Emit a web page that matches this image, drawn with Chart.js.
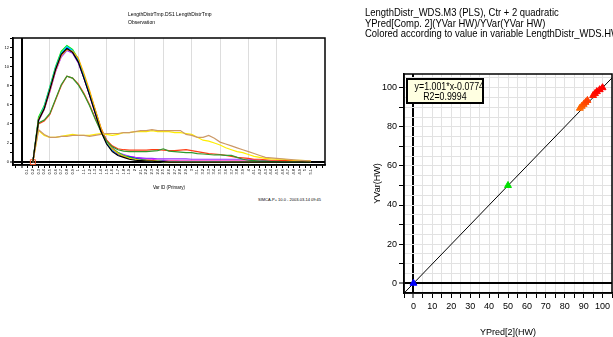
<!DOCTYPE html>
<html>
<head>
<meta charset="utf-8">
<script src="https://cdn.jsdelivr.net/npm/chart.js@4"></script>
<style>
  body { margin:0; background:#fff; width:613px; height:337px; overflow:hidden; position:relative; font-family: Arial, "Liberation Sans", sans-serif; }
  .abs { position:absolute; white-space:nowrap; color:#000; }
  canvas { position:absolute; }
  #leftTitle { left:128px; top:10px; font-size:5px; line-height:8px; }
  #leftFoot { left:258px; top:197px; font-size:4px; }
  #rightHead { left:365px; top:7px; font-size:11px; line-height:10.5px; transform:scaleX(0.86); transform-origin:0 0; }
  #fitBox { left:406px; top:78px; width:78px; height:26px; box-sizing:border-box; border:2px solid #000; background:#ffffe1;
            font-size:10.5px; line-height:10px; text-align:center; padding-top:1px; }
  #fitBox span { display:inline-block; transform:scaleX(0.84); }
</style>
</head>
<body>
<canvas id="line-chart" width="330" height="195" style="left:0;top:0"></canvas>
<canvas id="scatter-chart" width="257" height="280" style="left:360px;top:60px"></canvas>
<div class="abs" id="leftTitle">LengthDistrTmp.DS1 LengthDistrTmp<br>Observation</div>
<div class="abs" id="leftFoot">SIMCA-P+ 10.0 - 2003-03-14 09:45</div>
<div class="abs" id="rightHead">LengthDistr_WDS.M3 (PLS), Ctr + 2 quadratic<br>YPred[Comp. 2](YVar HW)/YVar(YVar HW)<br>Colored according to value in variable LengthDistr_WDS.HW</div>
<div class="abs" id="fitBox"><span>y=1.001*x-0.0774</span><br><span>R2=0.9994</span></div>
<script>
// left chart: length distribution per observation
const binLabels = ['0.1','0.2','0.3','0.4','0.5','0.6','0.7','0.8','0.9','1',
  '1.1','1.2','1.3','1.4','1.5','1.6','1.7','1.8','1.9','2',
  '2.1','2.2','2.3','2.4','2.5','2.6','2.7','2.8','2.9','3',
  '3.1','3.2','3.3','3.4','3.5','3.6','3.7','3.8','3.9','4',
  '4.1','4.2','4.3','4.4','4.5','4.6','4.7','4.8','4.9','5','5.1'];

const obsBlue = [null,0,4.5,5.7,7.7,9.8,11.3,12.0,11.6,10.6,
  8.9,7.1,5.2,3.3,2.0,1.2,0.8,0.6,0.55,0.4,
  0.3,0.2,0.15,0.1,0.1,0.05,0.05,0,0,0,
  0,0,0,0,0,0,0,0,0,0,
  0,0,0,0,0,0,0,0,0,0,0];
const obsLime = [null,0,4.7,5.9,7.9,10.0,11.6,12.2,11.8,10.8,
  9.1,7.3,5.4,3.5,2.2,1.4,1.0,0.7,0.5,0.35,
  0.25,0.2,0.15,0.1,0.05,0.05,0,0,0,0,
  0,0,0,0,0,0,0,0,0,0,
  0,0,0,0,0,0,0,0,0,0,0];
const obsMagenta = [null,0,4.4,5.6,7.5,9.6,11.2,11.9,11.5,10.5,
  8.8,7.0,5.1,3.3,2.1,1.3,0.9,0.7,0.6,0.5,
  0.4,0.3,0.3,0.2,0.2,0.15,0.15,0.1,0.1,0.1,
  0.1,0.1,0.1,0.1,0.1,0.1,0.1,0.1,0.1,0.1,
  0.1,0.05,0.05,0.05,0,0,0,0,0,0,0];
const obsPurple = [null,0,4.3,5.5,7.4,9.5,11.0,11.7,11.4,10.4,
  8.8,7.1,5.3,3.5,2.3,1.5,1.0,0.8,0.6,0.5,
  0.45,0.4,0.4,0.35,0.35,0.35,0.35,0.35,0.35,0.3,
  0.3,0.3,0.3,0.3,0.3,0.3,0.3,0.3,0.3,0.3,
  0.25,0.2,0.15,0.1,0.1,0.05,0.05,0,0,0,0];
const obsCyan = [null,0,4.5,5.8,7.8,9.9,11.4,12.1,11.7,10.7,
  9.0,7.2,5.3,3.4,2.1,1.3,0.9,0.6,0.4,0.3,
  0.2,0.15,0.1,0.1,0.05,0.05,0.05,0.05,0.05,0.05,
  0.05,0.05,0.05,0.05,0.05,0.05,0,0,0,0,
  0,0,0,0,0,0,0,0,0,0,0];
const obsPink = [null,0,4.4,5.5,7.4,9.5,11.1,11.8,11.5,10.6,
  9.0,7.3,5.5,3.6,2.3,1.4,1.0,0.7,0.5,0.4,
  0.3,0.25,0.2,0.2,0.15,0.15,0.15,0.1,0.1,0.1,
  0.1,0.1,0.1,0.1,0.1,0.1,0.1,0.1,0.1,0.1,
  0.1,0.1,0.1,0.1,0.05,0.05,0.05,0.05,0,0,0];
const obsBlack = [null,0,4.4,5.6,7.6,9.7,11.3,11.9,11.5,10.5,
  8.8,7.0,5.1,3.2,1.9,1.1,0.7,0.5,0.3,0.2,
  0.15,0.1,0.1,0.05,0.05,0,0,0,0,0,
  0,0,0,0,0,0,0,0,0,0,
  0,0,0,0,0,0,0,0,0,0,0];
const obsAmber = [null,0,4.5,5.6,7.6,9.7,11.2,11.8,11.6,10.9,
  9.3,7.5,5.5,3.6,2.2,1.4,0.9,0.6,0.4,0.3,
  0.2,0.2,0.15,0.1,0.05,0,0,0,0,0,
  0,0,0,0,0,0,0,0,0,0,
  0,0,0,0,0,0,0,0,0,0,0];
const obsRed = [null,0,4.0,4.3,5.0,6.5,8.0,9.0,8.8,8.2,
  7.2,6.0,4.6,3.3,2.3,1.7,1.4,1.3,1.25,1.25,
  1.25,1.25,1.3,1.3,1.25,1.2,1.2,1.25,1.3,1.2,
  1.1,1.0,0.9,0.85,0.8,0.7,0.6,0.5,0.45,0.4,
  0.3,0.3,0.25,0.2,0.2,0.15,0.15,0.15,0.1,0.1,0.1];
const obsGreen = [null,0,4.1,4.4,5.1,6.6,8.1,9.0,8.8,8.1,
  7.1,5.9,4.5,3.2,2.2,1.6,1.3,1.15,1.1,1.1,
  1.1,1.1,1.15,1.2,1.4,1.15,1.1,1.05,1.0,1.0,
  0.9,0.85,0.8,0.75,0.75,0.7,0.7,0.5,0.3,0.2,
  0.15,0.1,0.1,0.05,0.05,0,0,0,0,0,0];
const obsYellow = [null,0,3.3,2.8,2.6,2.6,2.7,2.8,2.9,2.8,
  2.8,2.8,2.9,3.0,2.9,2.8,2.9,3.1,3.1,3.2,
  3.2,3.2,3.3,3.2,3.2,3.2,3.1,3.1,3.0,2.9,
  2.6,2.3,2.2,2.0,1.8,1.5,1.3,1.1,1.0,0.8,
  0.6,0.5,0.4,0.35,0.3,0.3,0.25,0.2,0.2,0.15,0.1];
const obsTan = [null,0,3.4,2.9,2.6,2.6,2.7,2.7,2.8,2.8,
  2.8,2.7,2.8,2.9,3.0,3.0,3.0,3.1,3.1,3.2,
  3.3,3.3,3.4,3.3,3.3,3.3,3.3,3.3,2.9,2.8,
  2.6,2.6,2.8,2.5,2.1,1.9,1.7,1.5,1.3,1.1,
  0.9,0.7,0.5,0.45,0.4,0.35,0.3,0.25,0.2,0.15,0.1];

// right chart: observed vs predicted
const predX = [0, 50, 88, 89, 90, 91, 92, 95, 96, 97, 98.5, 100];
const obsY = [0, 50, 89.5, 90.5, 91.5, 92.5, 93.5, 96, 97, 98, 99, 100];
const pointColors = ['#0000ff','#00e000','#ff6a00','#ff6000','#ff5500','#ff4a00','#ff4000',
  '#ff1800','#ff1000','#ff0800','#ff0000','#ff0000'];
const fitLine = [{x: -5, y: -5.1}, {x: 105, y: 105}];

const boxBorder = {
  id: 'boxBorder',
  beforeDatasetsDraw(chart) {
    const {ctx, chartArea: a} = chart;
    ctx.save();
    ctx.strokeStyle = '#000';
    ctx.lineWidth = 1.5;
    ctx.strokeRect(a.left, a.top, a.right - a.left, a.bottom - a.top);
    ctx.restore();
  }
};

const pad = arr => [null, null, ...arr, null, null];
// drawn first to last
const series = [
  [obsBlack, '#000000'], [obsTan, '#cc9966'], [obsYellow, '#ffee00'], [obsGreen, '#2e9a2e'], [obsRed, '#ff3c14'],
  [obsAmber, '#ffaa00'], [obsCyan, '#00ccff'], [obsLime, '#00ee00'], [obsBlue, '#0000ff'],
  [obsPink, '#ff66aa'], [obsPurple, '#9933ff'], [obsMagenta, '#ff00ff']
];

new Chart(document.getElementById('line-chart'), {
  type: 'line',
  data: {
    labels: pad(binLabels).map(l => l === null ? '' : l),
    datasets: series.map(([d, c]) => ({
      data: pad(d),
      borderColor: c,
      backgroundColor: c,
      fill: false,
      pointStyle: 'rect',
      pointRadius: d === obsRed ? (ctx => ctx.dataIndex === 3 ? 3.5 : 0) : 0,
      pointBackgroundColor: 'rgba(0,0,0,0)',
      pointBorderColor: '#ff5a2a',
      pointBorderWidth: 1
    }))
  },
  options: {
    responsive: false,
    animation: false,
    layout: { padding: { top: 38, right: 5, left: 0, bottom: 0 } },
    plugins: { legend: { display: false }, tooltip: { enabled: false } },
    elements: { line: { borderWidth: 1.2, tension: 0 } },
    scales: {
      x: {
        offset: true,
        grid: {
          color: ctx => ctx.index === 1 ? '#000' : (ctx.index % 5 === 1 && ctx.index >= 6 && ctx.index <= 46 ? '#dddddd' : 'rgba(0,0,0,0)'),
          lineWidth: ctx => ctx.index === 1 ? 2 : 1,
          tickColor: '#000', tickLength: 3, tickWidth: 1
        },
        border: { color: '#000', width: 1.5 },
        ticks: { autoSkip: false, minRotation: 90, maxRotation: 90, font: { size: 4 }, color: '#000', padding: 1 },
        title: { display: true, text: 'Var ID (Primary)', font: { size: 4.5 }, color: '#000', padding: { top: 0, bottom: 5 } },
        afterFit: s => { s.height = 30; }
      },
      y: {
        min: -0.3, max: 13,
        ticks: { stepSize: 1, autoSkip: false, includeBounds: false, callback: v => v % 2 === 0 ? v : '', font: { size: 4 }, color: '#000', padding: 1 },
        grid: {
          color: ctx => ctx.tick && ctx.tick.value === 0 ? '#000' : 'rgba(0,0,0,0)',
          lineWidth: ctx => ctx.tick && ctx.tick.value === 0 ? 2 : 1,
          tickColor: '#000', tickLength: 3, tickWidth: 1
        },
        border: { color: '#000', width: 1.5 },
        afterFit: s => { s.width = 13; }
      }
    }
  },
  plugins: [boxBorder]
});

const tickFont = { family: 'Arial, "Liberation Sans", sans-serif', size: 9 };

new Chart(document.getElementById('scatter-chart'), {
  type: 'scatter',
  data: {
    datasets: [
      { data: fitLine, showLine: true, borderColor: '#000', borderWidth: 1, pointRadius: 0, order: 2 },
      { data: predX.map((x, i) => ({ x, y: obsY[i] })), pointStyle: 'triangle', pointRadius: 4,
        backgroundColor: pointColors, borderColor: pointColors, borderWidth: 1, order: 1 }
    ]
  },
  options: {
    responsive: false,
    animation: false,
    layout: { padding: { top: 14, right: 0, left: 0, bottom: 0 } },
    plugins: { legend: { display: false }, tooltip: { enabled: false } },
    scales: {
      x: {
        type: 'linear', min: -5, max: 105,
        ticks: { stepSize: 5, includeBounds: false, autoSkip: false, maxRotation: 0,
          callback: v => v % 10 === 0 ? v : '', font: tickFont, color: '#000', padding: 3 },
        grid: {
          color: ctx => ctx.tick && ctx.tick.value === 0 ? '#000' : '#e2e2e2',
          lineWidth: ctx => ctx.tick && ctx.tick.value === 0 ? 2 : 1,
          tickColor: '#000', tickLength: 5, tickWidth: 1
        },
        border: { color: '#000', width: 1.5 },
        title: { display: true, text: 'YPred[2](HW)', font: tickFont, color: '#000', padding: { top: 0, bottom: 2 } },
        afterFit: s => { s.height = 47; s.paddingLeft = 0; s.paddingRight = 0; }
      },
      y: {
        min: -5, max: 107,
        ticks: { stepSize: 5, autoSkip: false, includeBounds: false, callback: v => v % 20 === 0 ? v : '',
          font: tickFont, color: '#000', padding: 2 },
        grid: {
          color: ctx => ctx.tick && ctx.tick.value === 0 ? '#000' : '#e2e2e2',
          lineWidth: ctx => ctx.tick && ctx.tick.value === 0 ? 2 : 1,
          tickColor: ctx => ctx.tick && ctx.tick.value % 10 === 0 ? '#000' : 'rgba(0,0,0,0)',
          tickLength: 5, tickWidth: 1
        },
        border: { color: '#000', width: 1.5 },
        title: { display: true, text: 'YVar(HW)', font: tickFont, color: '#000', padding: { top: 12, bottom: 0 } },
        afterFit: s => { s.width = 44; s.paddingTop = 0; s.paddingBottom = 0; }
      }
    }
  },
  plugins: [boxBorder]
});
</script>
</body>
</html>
___
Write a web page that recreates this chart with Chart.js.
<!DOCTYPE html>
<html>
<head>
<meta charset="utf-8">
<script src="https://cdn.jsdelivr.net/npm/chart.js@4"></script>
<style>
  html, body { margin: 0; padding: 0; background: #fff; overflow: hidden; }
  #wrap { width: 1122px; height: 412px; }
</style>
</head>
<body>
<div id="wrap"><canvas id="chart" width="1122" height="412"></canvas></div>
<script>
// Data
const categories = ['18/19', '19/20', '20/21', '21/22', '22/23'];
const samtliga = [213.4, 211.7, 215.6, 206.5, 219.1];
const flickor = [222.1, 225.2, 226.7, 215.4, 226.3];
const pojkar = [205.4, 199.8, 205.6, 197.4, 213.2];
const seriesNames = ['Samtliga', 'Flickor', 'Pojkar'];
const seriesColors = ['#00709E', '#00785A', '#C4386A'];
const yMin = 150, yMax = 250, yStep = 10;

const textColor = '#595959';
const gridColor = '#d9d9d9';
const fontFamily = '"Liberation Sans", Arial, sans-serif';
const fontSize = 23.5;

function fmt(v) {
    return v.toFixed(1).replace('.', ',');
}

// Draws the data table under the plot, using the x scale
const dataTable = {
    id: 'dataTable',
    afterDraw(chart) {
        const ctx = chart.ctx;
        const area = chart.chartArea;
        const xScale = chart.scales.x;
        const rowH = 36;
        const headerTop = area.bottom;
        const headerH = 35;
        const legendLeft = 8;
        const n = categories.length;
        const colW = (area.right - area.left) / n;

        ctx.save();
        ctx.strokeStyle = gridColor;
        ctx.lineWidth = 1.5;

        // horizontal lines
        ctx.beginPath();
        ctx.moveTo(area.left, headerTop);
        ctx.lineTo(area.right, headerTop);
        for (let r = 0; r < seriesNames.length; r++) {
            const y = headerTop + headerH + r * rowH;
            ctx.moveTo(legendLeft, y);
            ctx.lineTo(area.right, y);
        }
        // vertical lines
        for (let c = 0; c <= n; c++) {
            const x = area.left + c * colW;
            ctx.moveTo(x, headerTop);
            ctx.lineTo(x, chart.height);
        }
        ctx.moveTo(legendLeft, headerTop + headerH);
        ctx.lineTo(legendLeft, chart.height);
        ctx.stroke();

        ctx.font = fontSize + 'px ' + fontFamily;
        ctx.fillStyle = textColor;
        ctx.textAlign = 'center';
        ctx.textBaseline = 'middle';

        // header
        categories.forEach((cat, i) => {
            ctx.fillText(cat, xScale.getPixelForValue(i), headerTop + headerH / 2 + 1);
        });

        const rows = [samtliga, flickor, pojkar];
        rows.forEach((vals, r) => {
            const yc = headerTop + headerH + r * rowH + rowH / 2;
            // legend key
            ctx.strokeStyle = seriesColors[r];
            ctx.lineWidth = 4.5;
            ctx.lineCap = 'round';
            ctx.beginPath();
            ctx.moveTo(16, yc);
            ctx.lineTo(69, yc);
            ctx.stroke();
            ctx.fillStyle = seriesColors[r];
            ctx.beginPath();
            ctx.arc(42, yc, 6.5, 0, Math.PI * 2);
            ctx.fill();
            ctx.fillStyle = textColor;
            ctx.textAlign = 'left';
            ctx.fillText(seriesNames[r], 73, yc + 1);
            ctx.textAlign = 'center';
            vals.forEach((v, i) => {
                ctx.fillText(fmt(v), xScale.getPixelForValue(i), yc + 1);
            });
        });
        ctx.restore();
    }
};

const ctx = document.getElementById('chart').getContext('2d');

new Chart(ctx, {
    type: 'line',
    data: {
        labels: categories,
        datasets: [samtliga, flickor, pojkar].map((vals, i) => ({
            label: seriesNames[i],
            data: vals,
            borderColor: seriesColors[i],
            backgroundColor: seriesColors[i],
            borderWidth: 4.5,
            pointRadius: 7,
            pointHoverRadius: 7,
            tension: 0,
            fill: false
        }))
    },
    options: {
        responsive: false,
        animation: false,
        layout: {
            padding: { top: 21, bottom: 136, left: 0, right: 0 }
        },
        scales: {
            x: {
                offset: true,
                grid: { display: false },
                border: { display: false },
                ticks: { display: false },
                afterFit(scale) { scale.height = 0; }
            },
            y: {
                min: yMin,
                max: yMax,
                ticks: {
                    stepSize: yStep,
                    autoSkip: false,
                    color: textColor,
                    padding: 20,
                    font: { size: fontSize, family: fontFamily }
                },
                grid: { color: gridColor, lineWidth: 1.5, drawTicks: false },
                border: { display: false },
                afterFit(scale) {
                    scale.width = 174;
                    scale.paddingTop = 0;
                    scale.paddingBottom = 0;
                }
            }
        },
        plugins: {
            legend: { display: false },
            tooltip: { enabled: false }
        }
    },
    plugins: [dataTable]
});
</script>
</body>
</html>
___
Show all lines above holding "drawn".

Emit a web page that matches this image, drawn with Chart.js.
// drawn first to last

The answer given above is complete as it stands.